A ideia muito difundida na comunicação social que fundamenta o não pagamento do subsídio de refeição em situação de teletrabalho, com o facto de que o subsídio se destina a apoiar a toma de refeições fora de casa, carece de fundamento legal ou mesmo jurisprudencial. Efectivamente, nem a lei, nem as convenções colectivas justificam a razão do pagamento de tal subsídio. Tal significa que essa prestação é paga porque o trabalhador, devido ao facto de prestar actividade numa determinada organização, passa a estar abrangido pelo pagamento de tal prestação. Daí o seu carácter retributivo, prevendo mesmo o código do trabalho na alínea a) do n.º 1 do artigo 260.º, por remissão do n.º 2 do mesmo artigo, a excepção que determina a integração do conceito de retribuição, quando as quantias pagas a título de subsídio de refeição tenham sido previstas no contrato - o que pode ser feito por via indirecta por remissão para uma convenção colectiva de trabalho - ou se devam considerar pelos usos como elemento integrante da retribuição do trabalhador. Ora, é o que sucede com a maioria das situações de pagamento do subsídio de refeição.

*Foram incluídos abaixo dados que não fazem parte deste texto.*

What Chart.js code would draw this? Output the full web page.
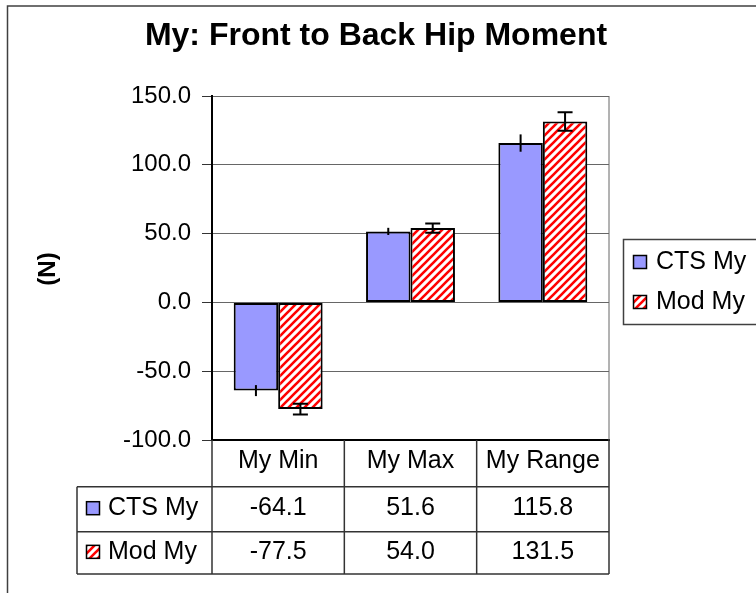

Sendo o seu pagamento obrigatório, quer pelos usos, quer pelo contrato de trabalho, quer pelas convenções colectivas aplicáveis, esta prestação regular e periódica passa a integrar a retribuição do trabalhador, devendo garantir-se o seu pagamento desde que cumpridos os requisitos para tal, e que, normalmente, passam tão só pela prestação efectiva de trabalho.
Não prevendo a lei, muito pelo contrário, que se devam abrir excepções quanto ao teletrabalho, nesta matéria, até pela aplicação do princípio do tratamento mais favorável para o trabalhador, principio interpretativo que deve estar sempre presente na interpretação das normas laborais, visto que o direito do trabalho se trata de um direito de protecção de quem trabalha, e que, nos termos do artigo 3.º n.º 3 alínea j) do Código do Trabalho, se aplica às formas de cumprimento e garantias da retribuição, é obrigatório à entidade patronal o pagamento do subsídio de refeição durante a prestação de teletrabalho.
Por fim, podemos também trazer à colação uma passagem do Acórdão 11939/16.1T8PRT.P1 do Tribunal da Relação do Porto, que refere a propósito das prestações retributivas que não pertencem à que designa como "retribuição estrita", "(...) essa prestações retributivas apenas são devidas enquanto perdurar a situação em que assente o seu fundamento(...). Ora, a esmagadora maioria das normas convencionais ou contratuais que determinam o pagamento do subsídio de refeição, fazem-no em função da prestação de trabalho, mesmo que só a partir de um determinado número de horas diárias - metade do tempo, pelo menos 4 horas, etc. -, não abrindo qualquer excepção quanto ao teletrabalho.
Por estes e outros motivos, não subsistem quaisquer dúvidas que, a não ser que a lei, as convenções colectivas, o contrato de trabalho ou os usos determinem o contrário, o pagamento do subsídio de refeição é obrigatório em situação de teletrabalho, devendo desenvolver-se todos os esforços e recorrer a todos os mecanismos à nossa disposição para garantir tal pagamento.
Tal interpretação é também extensível a todos as componentes retributivas que estão directamente conectadas com a efectiva prestação de actividade laboral, independentemente do local em que a mesma seja prestada.